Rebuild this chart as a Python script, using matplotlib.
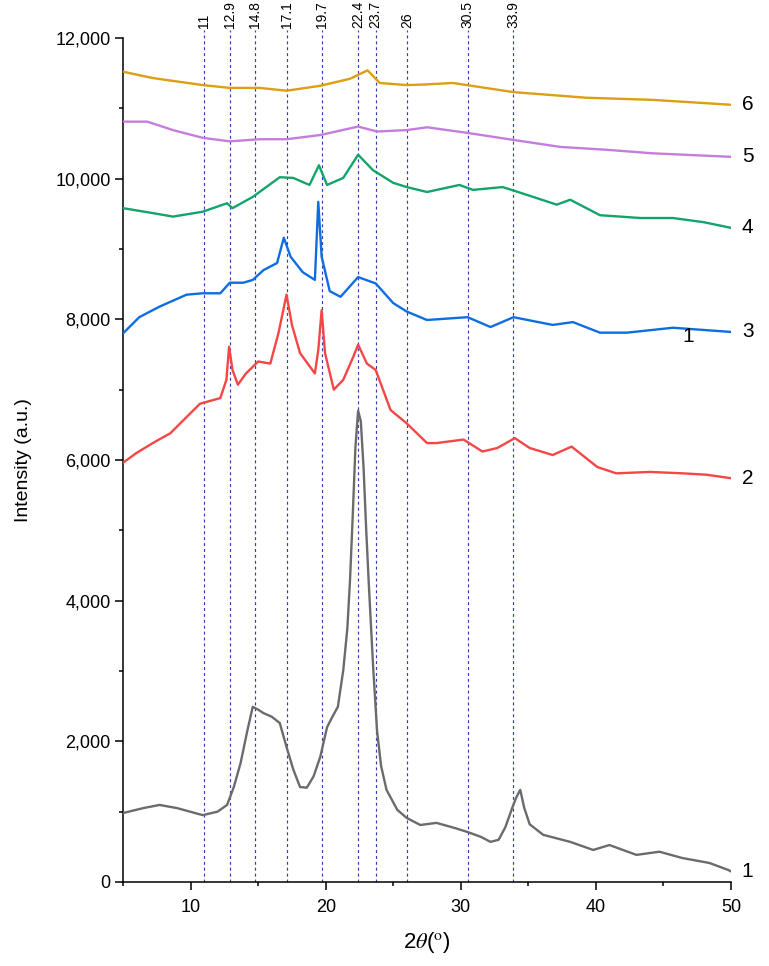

...

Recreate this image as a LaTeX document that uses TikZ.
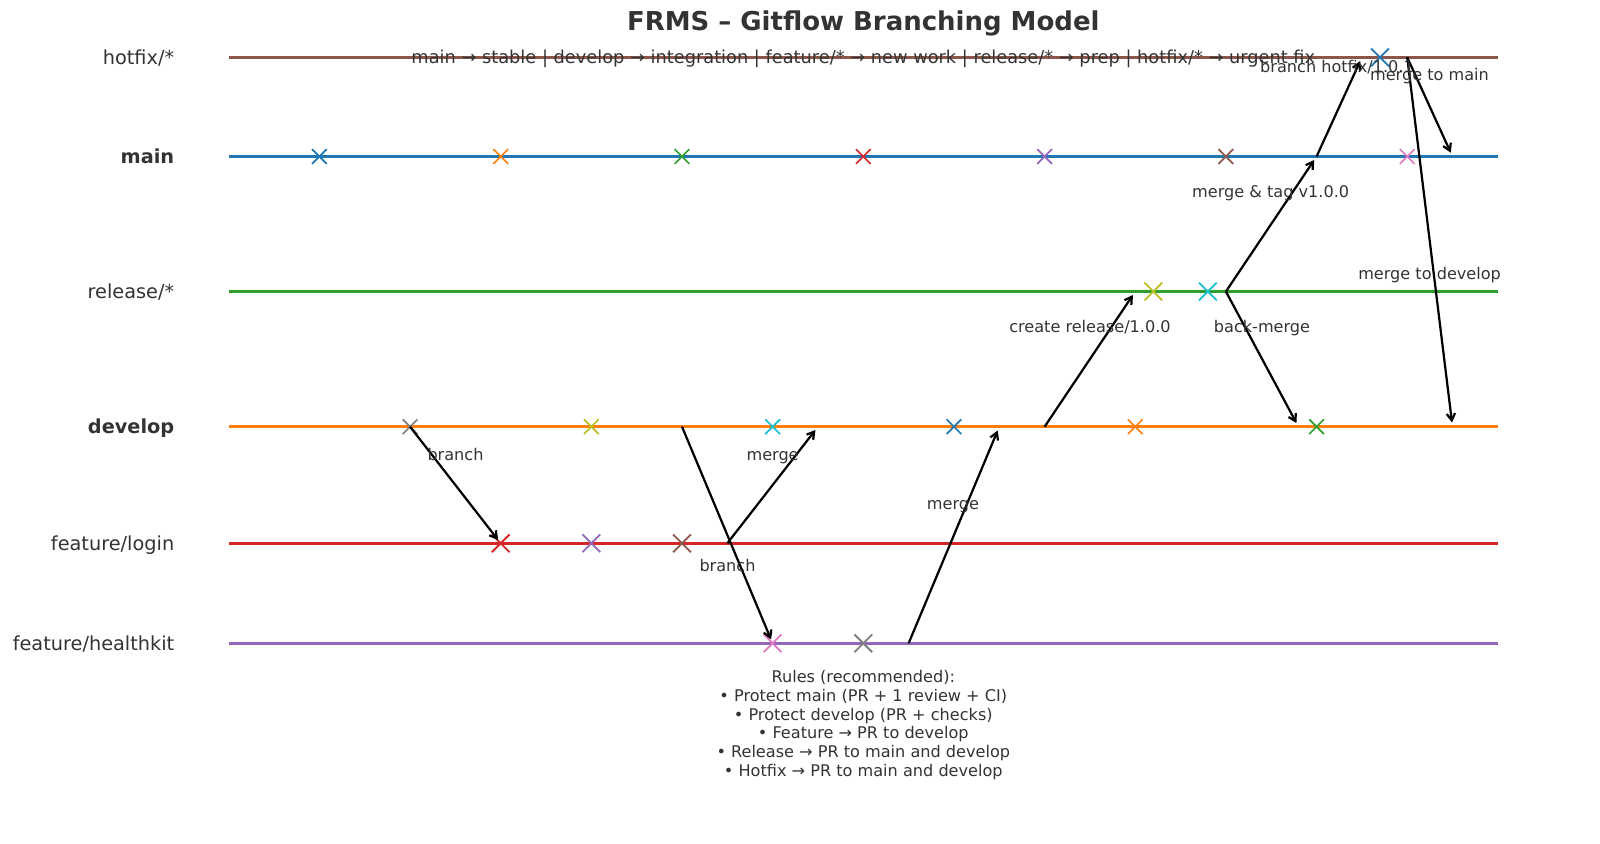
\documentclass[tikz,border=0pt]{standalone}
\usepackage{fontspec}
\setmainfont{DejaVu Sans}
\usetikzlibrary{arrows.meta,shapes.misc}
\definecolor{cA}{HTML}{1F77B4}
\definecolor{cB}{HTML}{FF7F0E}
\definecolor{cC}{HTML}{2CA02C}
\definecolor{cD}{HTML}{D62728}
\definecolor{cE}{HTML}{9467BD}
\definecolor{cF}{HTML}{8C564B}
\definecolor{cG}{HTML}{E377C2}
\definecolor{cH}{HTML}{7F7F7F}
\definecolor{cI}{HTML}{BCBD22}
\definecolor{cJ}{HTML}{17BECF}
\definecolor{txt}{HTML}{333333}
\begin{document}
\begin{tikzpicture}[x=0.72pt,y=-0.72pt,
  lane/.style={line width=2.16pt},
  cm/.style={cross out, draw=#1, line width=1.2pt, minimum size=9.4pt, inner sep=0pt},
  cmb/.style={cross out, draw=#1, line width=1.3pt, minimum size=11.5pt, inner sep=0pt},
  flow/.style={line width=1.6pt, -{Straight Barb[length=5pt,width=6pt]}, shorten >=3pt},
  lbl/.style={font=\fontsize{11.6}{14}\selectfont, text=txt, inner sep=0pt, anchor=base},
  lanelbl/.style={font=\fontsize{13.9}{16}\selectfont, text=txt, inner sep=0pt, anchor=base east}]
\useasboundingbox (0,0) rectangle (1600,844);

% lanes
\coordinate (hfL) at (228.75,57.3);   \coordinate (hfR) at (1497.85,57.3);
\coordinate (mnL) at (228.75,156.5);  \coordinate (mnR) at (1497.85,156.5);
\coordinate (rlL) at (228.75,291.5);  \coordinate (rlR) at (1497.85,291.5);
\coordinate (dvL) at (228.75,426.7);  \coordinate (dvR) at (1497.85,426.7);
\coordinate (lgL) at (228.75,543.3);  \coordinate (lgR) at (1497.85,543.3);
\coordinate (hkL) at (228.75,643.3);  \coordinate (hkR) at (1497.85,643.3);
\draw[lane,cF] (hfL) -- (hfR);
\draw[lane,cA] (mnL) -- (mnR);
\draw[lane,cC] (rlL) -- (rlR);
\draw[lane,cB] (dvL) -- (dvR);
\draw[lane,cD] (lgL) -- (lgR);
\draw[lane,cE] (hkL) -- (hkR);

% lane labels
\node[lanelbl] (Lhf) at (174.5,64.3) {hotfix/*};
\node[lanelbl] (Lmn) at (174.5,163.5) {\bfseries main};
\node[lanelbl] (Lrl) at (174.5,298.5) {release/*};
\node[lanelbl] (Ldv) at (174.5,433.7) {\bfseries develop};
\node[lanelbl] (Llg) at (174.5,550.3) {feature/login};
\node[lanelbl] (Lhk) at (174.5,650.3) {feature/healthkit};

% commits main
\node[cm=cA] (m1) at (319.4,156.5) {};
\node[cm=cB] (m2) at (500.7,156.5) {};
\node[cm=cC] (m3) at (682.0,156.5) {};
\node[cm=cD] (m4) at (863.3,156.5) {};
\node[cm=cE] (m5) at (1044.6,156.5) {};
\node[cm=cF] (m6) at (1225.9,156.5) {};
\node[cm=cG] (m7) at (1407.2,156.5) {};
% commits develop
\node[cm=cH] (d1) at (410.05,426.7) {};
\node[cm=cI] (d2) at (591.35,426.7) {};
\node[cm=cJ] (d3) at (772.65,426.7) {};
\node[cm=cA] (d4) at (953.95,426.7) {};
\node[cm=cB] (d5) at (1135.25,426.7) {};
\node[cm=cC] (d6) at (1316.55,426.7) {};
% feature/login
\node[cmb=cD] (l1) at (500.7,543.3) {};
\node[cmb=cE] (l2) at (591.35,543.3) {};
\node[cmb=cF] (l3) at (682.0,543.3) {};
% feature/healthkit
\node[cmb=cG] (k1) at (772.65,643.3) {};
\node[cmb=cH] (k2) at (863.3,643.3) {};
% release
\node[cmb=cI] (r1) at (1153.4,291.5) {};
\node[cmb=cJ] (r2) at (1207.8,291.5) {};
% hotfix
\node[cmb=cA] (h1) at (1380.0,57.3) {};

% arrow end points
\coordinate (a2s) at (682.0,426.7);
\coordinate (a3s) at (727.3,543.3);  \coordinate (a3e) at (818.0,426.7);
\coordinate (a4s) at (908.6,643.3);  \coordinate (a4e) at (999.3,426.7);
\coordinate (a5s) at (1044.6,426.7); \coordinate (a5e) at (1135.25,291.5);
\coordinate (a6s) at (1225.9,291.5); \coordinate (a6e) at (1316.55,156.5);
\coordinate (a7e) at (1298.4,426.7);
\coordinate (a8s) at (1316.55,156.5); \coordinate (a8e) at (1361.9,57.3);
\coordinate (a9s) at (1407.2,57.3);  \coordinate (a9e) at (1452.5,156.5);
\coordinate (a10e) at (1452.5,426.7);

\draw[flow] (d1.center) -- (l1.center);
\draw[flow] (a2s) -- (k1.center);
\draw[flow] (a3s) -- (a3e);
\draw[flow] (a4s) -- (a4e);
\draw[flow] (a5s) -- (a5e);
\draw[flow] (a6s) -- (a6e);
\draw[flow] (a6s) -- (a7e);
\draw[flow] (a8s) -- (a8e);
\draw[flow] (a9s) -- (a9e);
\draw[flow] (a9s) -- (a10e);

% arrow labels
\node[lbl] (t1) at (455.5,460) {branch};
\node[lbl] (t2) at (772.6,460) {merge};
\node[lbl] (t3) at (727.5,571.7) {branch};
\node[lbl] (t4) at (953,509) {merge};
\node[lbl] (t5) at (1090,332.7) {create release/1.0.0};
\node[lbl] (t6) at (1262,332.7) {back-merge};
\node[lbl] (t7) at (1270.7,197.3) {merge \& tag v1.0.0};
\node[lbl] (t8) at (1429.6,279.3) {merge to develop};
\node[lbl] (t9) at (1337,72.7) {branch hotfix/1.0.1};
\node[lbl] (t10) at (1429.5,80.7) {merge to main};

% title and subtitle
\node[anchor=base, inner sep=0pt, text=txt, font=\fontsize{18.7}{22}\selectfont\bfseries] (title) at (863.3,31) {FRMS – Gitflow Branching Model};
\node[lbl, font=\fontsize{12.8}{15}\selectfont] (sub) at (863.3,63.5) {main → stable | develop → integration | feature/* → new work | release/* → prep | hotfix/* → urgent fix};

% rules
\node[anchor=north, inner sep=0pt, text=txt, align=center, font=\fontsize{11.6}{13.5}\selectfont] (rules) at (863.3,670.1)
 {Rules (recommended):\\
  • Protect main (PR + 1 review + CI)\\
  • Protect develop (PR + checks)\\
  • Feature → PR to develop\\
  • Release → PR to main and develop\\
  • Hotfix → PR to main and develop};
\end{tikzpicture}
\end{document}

---

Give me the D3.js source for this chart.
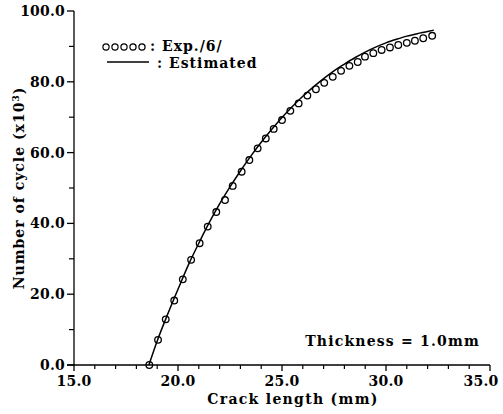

> **Exercise aim**:
Identify every line above that includes the word "chart", and show those lines.

> **Finished answer**:
Rebuild this chart as a Python script, using matplotlib.
Give me the D3.js source for this chart.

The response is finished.